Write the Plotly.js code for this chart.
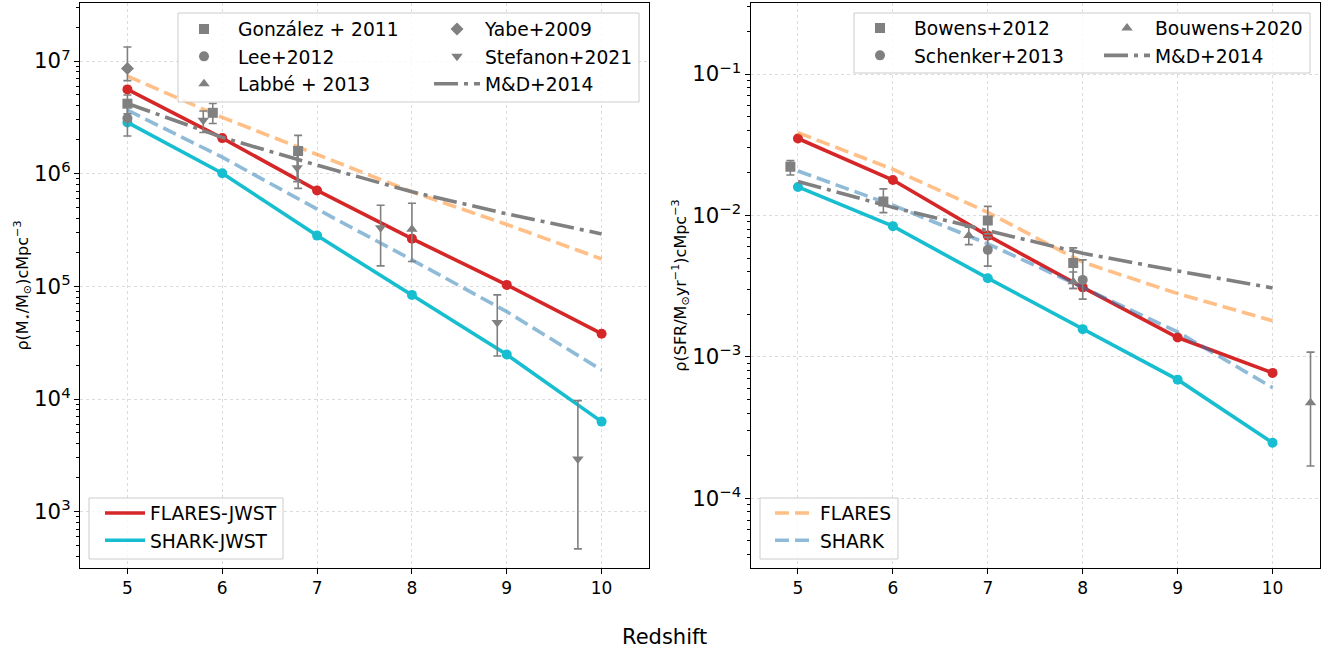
<!DOCTYPE html>
<html><head><meta charset="utf-8">
<script src="https://cdn.plot.ly/plotly-3.0.1.min.js"></script>
<style>html,body{margin:0;padding:0;background:#fff;} #chart{width:1325px;height:653px;}</style>
</head><body><div id="chart"></div>
<script>
// ---------------- data ----------------
const redshift = [5, 6, 7, 8, 9, 10];

// left panel: stellar mass density (Msun / cMpc^3)
const smd_flares_jwst = [5.6e6, 2.07e6, 7.1e5, 2.65e5, 1.03e5, 3.8e4];
const smd_shark_jwst  = [2.85e6, 1.01e6, 2.82e5, 8.4e4, 2.48e4, 6.3e3];
const smd_flares      = [7.35e6, 3.16e6, 1.48e6, 6.9e5, 3.54e5, 1.75e5];
const smd_shark       = [3.66e6, 1.4e6, 4.85e5, 1.72e5, 5.96e4, 1.81e4];
const smd_md14        = [4.2e6, 2.1e6, 1.19e6, 6.9e5, 4.4e5, 2.92e5];

const gonzalez_z   = [5.0, 5.9, 6.8];
const gonzalez_val = [4.18e6, 3.47e6, 1.59e6];
const gonzalez_hi  = [5.0e6, 4.2e6, 2.19e6];
const gonzalez_lo  = [3.4e6, 2.79e6, 7.4e5];

const lee_z   = [5.0];
const lee_val = [3.1e6];
const lee_hi  = [4.0e6];
const lee_lo  = [2.16e6];

const labbe_z   = [8.0];
const labbe_val = [3.21e5];
const labbe_hi  = [5.46e5];
const labbe_lo  = [1.66e5];

const yabe_z   = [5.0];
const yabe_val = [8.6e6];
const yabe_hi  = [1.33e7];
const yabe_lo  = [6.7e6];

const stefanon_z   = [5.8, 6.79, 7.67, 8.9, 9.75];
const stefanon_val = [2.98e6, 1.13e6, 3.32e5, 4.77e4, 2.93e3];
const stefanon_hi  = [3.6e6, 1.5e6, 5.25e5, 8.4e4, 9.67e3];
const stefanon_lo  = [2.32e6, 8.5e5, 1.52e5, 2.41e4, 4.67e2];

// right panel: star formation rate density (Msun / yr / cMpc^3)
const sfrd_flares_jwst = [0.035, 0.0178, 0.0072, 3.1e-3, 1.37e-3, 7.7e-4];
const sfrd_shark_jwst  = [0.0159, 8.4e-3, 3.6e-3, 1.57e-3, 6.9e-4, 2.47e-4];
const sfrd_flares      = [0.0385, 0.0212, 0.0105, 4.67e-3, 2.8e-3, 1.8e-3];
const sfrd_shark       = [0.0206, 0.0118, 6.3e-3, 3.1e-3, 1.5e-3, 6.06e-4];
const sfrd_md14        = [0.0174, 0.0114, 0.0078, 0.0054, 0.00405, 0.00307];

const bowens_z   = [4.92, 5.9, 7.0, 7.9];
const bowens_val = [0.0221, 0.01256, 9.22e-3, 4.61e-3];
const bowens_hi  = [0.0244, 0.0154, 0.01159, 5.9e-3];
const bowens_lo  = [0.0193, 0.01047, 7.4e-3, 3.04e-3];

const schenker_z   = [7.0, 8.0];
const schenker_val = [5.71e-3, 3.5e-3];
const schenker_hi  = [7.0e-3, 4.85e-3];
const schenker_lo  = [4.38e-3, 2.56e-3];

const bouwens20_z   = [6.8, 7.9, 10.4];
const bouwens20_val = [7.21e-3, 3.4e-3, 4.73e-4];
const bouwens20_hi  = [8.26e-3, 3.98e-3, 1.08e-3];
const bouwens20_lo  = [6.22e-3, 3.04e-3, 1.69e-4];

// ---------------- styling ----------------
const F = 'DejaVu Sans';
const RED = '#d62728', CYAN = '#17becf', GRAY = '#808080';
const ORANGE_A = 'rgba(255,127,14,0.5)', BLUE_A = 'rgba(31,119,180,0.5)';
const LW = 3.6;

// plot area in pixels
const L = 80, R = 1320, T = 3, B = 568;
const W = R - L, H = B - T;
const px = x => (x - L) / W;
const py = y => (B - y) / H;

function line(name, xs, ys, color, dash, xa, ya, legend, rank, show) {
  return {type: 'scatter', mode: 'lines', name: name, x: xs, y: ys, xaxis: xa, yaxis: ya,
    legend: legend, legendrank: rank, showlegend: show,
    line: {color: color, width: LW, dash: dash}, hoverinfo: 'skip'};
}
function dots(xs, ys, color, xa, ya) {
  return {type: 'scatter', mode: 'markers', x: xs, y: ys, xaxis: xa, yaxis: ya, showlegend: false,
    marker: {color: color, size: 10}, hoverinfo: 'skip'};
}
function pts(name, xs, ys, hi, lo, symbol, size, xa, ya, legend, rank) {
  return {type: 'scatter', mode: 'markers', name: name, x: xs, y: ys, xaxis: xa, yaxis: ya,
    legend: legend, legendrank: rank,
    marker: {symbol: symbol, size: size, color: GRAY},
    error_y: {type: 'data', symmetric: false,
      array: hi.map((h, i) => h - ys[i]), arrayminus: lo.map((l, i) => ys[i] - l),
      color: GRAY, thickness: 1.6, width: 4}};
}

const MD_DASH = '24px,6px,4px,6px';
const DASH = '14px,6px';

const traces = [
  // left panel
  line('FLARES-JWST', redshift, smd_flares_jwst, RED, 'solid', 'x', 'y', 'legend3', 1, true),
  dots(redshift, smd_flares_jwst, RED, 'x', 'y'),
  line('SHARK-JWST', redshift, smd_shark_jwst, CYAN, 'solid', 'x', 'y', 'legend3', 2, true),
  dots(redshift, smd_shark_jwst, CYAN, 'x', 'y'),
  line('FLARES', redshift, smd_flares, ORANGE_A, DASH, 'x', 'y', 'legend3', 3, false),
  line('SHARK', redshift, smd_shark, BLUE_A, DASH, 'x', 'y', 'legend3', 4, false),
  line('M&D+2014', redshift, smd_md14, GRAY, MD_DASH, 'x', 'y', 'legend2', 3, true),
  pts('González + 2011', gonzalez_z, gonzalez_val, gonzalez_hi, gonzalez_lo, 'square', 10, 'x', 'y', 'legend', 1),
  pts('Lee+2012', lee_z, lee_val, lee_hi, lee_lo, 'circle', 10, 'x', 'y', 'legend', 2),
  pts('Labbé + 2013', labbe_z, labbe_val, labbe_hi, labbe_lo, 'triangle-up', 10, 'x', 'y', 'legend', 3),
  pts('Yabe+2009', yabe_z, yabe_val, yabe_hi, yabe_lo, 'diamond', 10, 'x', 'y', 'legend2', 1),
  pts('Stefanon+2021', stefanon_z, stefanon_val, stefanon_hi, stefanon_lo, 'triangle-down', 10, 'x', 'y', 'legend2', 2),

  // right panel
  line('FLARES-JWST', redshift, sfrd_flares_jwst, RED, 'solid', 'x2', 'y2', 'legend6', 5, false),
  dots(redshift, sfrd_flares_jwst, RED, 'x2', 'y2'),
  line('SHARK-JWST', redshift, sfrd_shark_jwst, CYAN, 'solid', 'x2', 'y2', 'legend6', 6, false),
  dots(redshift, sfrd_shark_jwst, CYAN, 'x2', 'y2'),
  line('FLARES', redshift, sfrd_flares, ORANGE_A, DASH, 'x2', 'y2', 'legend6', 1, true),
  line('SHARK', redshift, sfrd_shark, BLUE_A, DASH, 'x2', 'y2', 'legend6', 2, true),
  line('M&D+2014', redshift, sfrd_md14, GRAY, MD_DASH, 'x2', 'y2', 'legend5', 2, true),
  pts('Bowens+2012', bowens_z, bowens_val, bowens_hi, bowens_lo, 'square', 10, 'x2', 'y2', 'legend4', 1),
  pts('Schenker+2013', schenker_z, schenker_val, schenker_hi, schenker_lo, 'circle', 10, 'x2', 'y2', 'legend4', 2),
  pts('Bouwens+2020', bouwens20_z, bouwens20_val, bouwens20_hi, bouwens20_lo, 'triangle-up', 10, 'x2', 'y2', 'legend5', 1)
];

const xCommon = {
  range: [4.5, 10.5], tickvals: redshift, ticktext: redshift.map(String),
  showline: true, linecolor: '#000', linewidth: 1, mirror: true,
  ticks: 'outside', ticklen: 5, tickwidth: 1, tickcolor: '#000',
  showgrid: true, gridcolor: '#dcdcdc', griddash: 'dot', gridwidth: 1, zeroline: false,
  tickfont: {family: F, size: 17, color: '#000'}
};
const yCommon = {
  type: 'log', dtick: 1, exponentformat: 'power', showexponent: 'all',
  showline: true, linecolor: '#000', linewidth: 1, mirror: true,
  ticks: 'outside', ticklen: 5, tickwidth: 1, tickcolor: '#000',
  minor: {ticks: 'outside', ticklen: 3, tickwidth: 1, tickcolor: '#000', showgrid: false},
  showgrid: true, gridcolor: '#dcdcdc', griddash: 'dot', gridwidth: 1, zeroline: false,
  tickfont: {family: F, size: 17, color: '#000'}, automargin: false
};

function leg(textX, topY, iw) {
  return {x: px(textX - iw - 10), y: py(topY), xanchor: 'left', yanchor: 'top',
    bgcolor: 'rgba(0,0,0,0)', borderwidth: 0, itemwidth: iw, tracegroupgap: 0,
    font: {family: F, size: 18.7, color: '#000'}};
}
function box(x0, y0, x1, y1) {
  return {type: 'rect', xref: 'paper', yref: 'paper', x0: px(x0), x1: px(x1), y0: py(y1), y1: py(y0),
    fillcolor: 'rgba(255,255,255,0.8)', line: {color: '#cccccc', width: 1}, layer: 'above'};
}

const layout = {
  width: 1325, height: 653,
  margin: {l: L, r: 1325 - R, t: T, b: 653 - B, pad: 0},
  paper_bgcolor: '#fff', plot_bgcolor: '#fff',
  font: {family: F, color: '#000'},
  showlegend: true,
  xaxis: Object.assign({}, xCommon, {domain: [0, px(649)], anchor: 'y'}),
  xaxis2: Object.assign({}, xCommon, {domain: [px(750.5), 1], anchor: 'y2'}),
  yaxis: Object.assign({}, yCommon, {range: [2.5, 7.515], anchor: 'x',
    title: {text: 'ρ(M<sub>⋆</sub>/M<sub>⊙</sub>)cMpc<sup>−3</sup>', font: {family: F, size: 16}, standoff: 0}}),
  yaxis2: Object.assign({}, yCommon, {range: [-4.493, -0.498], anchor: 'x2',
    title: {text: 'ρ(SFR/M<sub>⊙</sub>yr<sup>−1</sup>)cMpc<sup>−3</sup>', font: {family: F, size: 16}, standoff: 1}}),
  legend: leg(238, 10.4, 58),
  legend2: leg(485, 10.4, 46),
  legend3: leg(150, 494.3, 40),
  legend4: leg(914, 9.4, 58),
  legend5: leg(1155, 9.4, 46),
  legend6: leg(820, 494.3, 40),
  shapes: [
    box(178, 13, 639, 102),
    box(89, 498, 283, 559),
    box(854, 13, 1310, 73),
    box(760, 498, 898, 559)
  ],
  annotations: [
    {text: 'Redshift', xref: 'paper', yref: 'paper', x: px(664), y: py(637),
     xanchor: 'center', yanchor: 'middle', showarrow: false,
     font: {family: F, size: 21, color: '#000'}}
  ]
};

Plotly.newPlot('chart', traces, layout, {staticPlot: true, displayModeBar: false});
</script>
</body></html>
++++++++++
**Challenge**
Write out the lines from the start of the material to the line with "const redshift = [5, 6, 7, 8, 9, 10];", inclusive and exactly. Skip the pictures.

**Exercise output**
Write the Plotly.js code for this chart.
<!DOCTYPE html>
<html><head><meta charset="utf-8">
<script src="https://cdn.plot.ly/plotly-3.0.1.min.js"></script>
<style>html,body{margin:0;padding:0;background:#fff;} #chart{width:1325px;height:653px;}</style>
</head><body><div id="chart"></div>
<script>
// ---------------- data ----------------
const redshift = [5, 6, 7, 8, 9, 10];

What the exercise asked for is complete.